For the first time, astronomers have discovered seven Earth-size planets orbiting a single nearby star — and these new worlds could hold life. This cluster of planets is less than 40 light-years away in the constellation Aquarius, according to NASA and the Belgian-led research team who announced the discovery 22 feb. 2017.
The planets closely circle a dwarf star named Trappist-1, which at 39 light years away makes the system a prime candidate to search for signs of life. Only marginally larger than Jupiter, the star shines with a feeble light about 2,000 times fainter than our sun.
TRAPPIST-1 is so small that it resembles Jupiter and its planets appear more like the jovian moons when laid out, distance-wise. TRAPPIST-1b has an orbital period of just 1.5 days and orbits at 1 percent the distance between the Sun and the Earth. Because TRAPPIST-1 is so small, though, instead of dooming the planet, it could give it just a slightly balmier-than-comfortable temperature.

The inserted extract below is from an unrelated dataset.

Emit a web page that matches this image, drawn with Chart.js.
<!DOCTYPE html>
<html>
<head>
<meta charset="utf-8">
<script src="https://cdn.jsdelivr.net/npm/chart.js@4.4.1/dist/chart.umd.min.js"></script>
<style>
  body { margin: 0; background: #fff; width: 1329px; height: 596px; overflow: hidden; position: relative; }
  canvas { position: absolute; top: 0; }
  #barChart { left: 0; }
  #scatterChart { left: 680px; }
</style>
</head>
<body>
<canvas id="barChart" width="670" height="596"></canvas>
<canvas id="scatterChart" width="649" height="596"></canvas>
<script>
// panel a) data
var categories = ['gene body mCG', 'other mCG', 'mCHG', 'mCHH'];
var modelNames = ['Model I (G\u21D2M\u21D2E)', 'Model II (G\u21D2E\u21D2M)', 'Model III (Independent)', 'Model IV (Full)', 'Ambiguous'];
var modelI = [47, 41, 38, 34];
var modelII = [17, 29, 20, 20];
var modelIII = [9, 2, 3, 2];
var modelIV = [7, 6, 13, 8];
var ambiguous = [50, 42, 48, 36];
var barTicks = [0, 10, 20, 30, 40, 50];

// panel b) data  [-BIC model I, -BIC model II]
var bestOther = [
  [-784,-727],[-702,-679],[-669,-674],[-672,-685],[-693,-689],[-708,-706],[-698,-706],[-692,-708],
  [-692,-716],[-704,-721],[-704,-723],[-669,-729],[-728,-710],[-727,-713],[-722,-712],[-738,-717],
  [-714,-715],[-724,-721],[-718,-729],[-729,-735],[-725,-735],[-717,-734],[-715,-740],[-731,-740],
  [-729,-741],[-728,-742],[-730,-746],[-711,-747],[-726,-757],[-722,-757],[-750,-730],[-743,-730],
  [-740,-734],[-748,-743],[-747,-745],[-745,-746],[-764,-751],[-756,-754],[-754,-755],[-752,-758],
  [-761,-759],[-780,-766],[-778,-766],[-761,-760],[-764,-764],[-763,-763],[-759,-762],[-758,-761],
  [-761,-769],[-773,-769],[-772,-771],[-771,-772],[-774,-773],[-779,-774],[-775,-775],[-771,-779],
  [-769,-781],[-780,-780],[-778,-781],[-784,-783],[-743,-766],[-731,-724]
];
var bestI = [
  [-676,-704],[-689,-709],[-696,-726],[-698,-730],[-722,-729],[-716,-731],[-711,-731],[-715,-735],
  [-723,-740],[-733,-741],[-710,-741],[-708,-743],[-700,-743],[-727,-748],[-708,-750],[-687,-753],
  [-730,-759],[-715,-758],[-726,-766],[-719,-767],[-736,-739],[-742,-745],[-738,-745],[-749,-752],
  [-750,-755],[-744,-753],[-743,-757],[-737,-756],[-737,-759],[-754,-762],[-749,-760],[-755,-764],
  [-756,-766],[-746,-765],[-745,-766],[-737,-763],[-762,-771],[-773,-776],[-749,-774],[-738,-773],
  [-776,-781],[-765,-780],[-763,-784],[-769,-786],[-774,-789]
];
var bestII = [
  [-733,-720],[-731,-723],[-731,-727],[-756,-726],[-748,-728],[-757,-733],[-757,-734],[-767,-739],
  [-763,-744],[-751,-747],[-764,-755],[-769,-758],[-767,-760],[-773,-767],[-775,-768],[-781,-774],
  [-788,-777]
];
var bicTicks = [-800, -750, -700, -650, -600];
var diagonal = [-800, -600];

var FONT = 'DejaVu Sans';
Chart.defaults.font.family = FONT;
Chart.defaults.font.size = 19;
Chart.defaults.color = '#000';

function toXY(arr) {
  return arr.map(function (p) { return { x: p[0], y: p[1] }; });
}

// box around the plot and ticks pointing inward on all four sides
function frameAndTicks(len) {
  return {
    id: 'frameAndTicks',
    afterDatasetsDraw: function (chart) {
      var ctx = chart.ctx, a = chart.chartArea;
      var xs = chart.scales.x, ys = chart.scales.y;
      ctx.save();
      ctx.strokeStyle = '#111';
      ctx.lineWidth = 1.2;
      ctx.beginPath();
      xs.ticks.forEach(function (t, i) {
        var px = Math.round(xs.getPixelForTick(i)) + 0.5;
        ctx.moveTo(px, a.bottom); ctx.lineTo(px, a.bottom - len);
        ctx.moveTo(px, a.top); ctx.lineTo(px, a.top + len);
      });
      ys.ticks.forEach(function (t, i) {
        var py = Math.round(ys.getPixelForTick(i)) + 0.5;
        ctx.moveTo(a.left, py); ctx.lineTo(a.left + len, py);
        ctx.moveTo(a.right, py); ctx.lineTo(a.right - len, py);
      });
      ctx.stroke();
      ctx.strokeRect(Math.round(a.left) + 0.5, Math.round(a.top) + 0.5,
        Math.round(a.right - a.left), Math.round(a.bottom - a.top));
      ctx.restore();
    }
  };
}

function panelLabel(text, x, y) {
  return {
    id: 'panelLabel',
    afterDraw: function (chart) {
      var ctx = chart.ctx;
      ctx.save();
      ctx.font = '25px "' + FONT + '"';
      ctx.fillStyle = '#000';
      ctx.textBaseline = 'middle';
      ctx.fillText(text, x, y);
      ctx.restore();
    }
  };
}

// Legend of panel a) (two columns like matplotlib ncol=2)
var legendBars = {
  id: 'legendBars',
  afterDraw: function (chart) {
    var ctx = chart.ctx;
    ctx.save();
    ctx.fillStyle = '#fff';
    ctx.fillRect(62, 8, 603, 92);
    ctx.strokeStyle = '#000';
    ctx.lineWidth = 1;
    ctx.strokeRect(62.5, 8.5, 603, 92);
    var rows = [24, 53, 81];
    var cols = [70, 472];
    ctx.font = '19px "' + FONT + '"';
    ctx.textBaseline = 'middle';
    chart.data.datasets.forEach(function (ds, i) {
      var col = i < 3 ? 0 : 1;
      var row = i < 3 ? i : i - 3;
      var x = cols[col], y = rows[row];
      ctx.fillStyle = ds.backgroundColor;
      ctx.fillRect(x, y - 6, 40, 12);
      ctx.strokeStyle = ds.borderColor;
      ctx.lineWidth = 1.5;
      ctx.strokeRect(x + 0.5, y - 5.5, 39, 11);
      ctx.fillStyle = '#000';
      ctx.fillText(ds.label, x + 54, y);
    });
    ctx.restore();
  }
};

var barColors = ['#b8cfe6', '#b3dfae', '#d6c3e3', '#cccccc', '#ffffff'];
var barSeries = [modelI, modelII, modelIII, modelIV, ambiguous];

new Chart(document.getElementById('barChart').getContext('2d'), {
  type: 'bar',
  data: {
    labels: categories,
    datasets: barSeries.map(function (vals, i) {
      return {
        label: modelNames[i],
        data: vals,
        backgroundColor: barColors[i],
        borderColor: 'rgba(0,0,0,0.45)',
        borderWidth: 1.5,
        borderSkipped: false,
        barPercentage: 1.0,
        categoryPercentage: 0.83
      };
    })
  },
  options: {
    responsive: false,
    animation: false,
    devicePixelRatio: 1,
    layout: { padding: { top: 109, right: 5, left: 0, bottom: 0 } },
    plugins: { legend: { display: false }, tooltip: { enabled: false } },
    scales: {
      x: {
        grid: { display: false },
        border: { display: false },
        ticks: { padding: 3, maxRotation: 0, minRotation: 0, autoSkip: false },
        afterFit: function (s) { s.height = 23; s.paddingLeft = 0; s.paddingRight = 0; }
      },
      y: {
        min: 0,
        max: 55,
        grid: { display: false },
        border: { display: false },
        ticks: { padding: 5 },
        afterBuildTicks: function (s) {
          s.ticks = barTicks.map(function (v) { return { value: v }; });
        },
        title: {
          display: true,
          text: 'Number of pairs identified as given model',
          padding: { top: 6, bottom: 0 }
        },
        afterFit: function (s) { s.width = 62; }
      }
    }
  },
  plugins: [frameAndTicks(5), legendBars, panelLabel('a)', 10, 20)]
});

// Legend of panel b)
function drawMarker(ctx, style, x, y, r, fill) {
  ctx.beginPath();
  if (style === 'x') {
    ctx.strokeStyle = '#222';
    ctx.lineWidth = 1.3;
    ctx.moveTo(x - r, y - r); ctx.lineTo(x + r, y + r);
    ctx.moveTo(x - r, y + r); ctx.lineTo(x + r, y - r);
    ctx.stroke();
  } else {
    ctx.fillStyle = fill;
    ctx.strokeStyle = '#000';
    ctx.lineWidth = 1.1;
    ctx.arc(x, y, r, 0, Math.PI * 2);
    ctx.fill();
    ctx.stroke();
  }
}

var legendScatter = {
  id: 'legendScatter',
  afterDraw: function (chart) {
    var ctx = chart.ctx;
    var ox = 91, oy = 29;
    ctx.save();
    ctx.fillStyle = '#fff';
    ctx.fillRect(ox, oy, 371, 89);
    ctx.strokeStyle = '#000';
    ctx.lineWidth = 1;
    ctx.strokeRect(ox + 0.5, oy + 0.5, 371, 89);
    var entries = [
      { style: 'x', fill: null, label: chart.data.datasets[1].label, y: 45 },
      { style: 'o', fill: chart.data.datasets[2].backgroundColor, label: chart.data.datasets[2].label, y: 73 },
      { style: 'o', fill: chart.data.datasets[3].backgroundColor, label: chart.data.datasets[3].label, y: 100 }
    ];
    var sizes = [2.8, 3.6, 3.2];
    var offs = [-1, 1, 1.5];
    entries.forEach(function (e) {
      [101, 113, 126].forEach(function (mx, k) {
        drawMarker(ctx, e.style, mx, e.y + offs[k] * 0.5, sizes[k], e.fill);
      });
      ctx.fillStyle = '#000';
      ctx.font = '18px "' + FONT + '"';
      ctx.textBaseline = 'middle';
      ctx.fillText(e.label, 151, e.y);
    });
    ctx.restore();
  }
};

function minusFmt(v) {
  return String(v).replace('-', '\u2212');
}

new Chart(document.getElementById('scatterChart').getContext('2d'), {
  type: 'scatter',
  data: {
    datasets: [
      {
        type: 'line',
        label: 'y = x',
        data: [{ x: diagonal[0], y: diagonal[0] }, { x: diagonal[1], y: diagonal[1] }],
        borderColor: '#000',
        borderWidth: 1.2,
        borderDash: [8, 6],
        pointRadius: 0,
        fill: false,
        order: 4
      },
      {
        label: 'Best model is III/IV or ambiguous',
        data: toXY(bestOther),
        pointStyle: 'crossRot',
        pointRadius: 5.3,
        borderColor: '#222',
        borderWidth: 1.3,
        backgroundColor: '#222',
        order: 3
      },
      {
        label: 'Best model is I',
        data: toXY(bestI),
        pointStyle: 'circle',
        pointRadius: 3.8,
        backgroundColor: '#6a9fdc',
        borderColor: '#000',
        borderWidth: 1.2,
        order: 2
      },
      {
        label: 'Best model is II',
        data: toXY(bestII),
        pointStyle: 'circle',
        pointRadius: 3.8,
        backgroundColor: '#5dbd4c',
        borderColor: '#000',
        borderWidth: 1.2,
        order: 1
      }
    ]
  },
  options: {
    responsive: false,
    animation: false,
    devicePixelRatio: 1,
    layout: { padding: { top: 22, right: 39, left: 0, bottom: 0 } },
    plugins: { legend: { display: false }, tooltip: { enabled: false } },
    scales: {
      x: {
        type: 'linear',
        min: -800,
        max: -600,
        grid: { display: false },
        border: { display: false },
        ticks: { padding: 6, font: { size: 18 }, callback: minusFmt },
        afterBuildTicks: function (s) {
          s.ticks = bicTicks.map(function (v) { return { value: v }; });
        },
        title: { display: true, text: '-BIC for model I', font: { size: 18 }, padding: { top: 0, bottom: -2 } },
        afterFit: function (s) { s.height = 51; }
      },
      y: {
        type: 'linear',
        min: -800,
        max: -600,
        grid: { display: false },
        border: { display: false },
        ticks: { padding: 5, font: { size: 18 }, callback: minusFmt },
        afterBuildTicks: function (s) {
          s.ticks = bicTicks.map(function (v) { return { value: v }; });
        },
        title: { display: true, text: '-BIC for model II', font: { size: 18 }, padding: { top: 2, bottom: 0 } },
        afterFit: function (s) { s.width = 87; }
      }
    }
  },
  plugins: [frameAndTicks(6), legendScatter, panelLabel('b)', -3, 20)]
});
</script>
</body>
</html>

Scientists said they need to study the atmospheres before determining whether these rocky, terrestrial planets could support some sort of life. But it already shows just how many Earth-size planets could be out there — especially in a star's sweet spot, ripe for extraterrestrial life. The more planets like this, the greater the potential of finding one that's truly habitable. Until now, only two or three Earth-size planets had been spotted around a star.
They all appear to be tidally locked, which means the same side continually faces the star, just like the same side of our moon always faces us. Life could still exist at these places, the researchers explained.